# Goal
Exactly as written, quote every line that follows, skipping the images.

# Data
** Start **
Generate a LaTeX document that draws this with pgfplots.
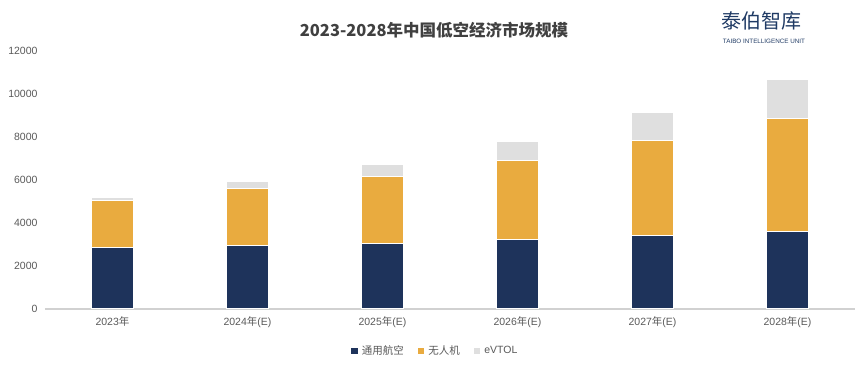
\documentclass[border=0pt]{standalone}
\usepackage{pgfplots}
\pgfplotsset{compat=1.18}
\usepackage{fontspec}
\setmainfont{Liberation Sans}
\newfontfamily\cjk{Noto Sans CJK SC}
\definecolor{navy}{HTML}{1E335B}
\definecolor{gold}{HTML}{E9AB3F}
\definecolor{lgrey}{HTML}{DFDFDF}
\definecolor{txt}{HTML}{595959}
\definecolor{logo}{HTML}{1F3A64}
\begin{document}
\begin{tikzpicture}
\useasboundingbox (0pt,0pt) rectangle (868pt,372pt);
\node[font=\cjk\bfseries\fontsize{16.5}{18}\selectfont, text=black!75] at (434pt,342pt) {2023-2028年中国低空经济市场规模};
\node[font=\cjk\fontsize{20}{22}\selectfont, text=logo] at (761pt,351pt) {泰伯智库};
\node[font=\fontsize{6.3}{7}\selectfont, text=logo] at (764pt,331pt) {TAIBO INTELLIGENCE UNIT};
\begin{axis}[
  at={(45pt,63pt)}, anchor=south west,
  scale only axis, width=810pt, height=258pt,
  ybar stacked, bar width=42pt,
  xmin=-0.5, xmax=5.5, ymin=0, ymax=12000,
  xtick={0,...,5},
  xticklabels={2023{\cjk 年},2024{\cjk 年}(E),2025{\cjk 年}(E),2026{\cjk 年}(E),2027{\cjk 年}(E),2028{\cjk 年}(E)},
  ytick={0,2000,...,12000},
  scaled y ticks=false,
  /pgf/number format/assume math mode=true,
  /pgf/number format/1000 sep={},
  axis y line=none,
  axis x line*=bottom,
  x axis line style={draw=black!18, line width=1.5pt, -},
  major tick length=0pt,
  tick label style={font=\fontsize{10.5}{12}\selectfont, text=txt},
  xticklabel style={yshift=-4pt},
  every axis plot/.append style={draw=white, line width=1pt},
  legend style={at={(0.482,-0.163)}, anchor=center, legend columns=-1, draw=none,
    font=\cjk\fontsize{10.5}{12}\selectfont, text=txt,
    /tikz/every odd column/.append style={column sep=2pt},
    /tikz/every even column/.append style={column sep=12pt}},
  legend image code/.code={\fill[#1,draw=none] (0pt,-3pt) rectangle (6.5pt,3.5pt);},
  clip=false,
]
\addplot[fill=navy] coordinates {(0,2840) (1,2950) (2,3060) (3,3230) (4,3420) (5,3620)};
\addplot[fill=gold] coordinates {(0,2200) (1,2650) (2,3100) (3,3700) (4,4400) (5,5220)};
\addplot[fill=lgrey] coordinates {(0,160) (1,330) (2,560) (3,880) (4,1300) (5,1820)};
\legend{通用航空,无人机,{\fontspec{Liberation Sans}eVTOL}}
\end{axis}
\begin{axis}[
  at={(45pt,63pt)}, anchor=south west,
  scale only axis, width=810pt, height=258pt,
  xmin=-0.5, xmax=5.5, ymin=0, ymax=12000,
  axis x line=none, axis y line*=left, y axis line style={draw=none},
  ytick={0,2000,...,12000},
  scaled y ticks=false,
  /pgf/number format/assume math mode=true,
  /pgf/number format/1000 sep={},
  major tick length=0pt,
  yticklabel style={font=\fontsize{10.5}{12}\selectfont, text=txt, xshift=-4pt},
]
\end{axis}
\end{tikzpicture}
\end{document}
** End **
# Reply
Generate a LaTeX document that draws this with pgfplots.
\documentclass[border=0pt]{standalone}
\usepackage{pgfplots}
\pgfplotsset{compat=1.18}
\usepackage{fontspec}
\setmainfont{Liberation Sans}
\newfontfamily\cjk{Noto Sans CJK SC}
\definecolor{navy}{HTML}{1E335B}
\definecolor{gold}{HTML}{E9AB3F}
\definecolor{lgrey}{HTML}{DFDFDF}
\definecolor{txt}{HTML}{595959}
\definecolor{logo}{HTML}{1F3A64}
\begin{document}
\begin{tikzpicture}
\useasboundingbox (0pt,0pt) rectangle (868pt,372pt);
\node[font=\cjk\bfseries\fontsize{16.5}{18}\selectfont, text=black!75] at (434pt,342pt) {2023-2028年中国低空经济市场规模};
\node[font=\cjk\fontsize{20}{22}\selectfont, text=logo] at (761pt,351pt) {泰伯智库};
\node[font=\fontsize{6.3}{7}\selectfont, text=logo] at (764pt,331pt) {TAIBO INTELLIGENCE UNIT};
\begin{axis}[
  at={(45pt,63pt)}, anchor=south west,
  scale only axis, width=810pt, height=258pt,
  ybar stacked, bar width=42pt,
  xmin=-0.5, xmax=5.5, ymin=0, ymax=12000,
  xtick={0,...,5},
  xticklabels={2023{\cjk 年},2024{\cjk 年}(E),2025{\cjk 年}(E),2026{\cjk 年}(E),2027{\cjk 年}(E),2028{\cjk 年}(E)},
  ytick={0,2000,...,12000},
  scaled y ticks=false,
  /pgf/number format/assume math mode=true,
  /pgf/number format/1000 sep={},
  axis y line=none,
  axis x line*=bottom,
  x axis line style={draw=black!18, line width=1.5pt, -},
  major tick length=0pt,
  tick label style={font=\fontsize{10.5}{12}\selectfont, text=txt},
  xticklabel style={yshift=-4pt},
  every axis plot/.append style={draw=white, line width=1pt},
  legend style={at={(0.482,-0.163)}, anchor=center, legend columns=-1, draw=none,
    font=\cjk\fontsize{10.5}{12}\selectfont, text=txt,
    /tikz/every odd column/.append style={column sep=2pt},
    /tikz/every even column/.append style={column sep=12pt}},
  legend image code/.code={\fill[#1,draw=none] (0pt,-3pt) rectangle (6.5pt,3.5pt);},
  clip=false,
]
\addplot[fill=navy] coordinates {(0,2840) (1,2950) (2,3060) (3,3230) (4,3420) (5,3620)};
\addplot[fill=gold] coordinates {(0,2200) (1,2650) (2,3100) (3,3700) (4,4400) (5,5220)};
\addplot[fill=lgrey] coordinates {(0,160) (1,330) (2,560) (3,880) (4,1300) (5,1820)};
\legend{通用航空,无人机,{\fontspec{Liberation Sans}eVTOL}}
\end{axis}
\begin{axis}[
  at={(45pt,63pt)}, anchor=south west,
  scale only axis, width=810pt, height=258pt,
  xmin=-0.5, xmax=5.5, ymin=0, ymax=12000,
  axis x line=none, axis y line*=left, y axis line style={draw=none},
  ytick={0,2000,...,12000},
  scaled y ticks=false,
  /pgf/number format/assume math mode=true,
  /pgf/number format/1000 sep={},
  major tick length=0pt,
  yticklabel style={font=\fontsize{10.5}{12}\selectfont, text=txt, xshift=-4pt},
]
\end{axis}
\end{tikzpicture}
\end{document}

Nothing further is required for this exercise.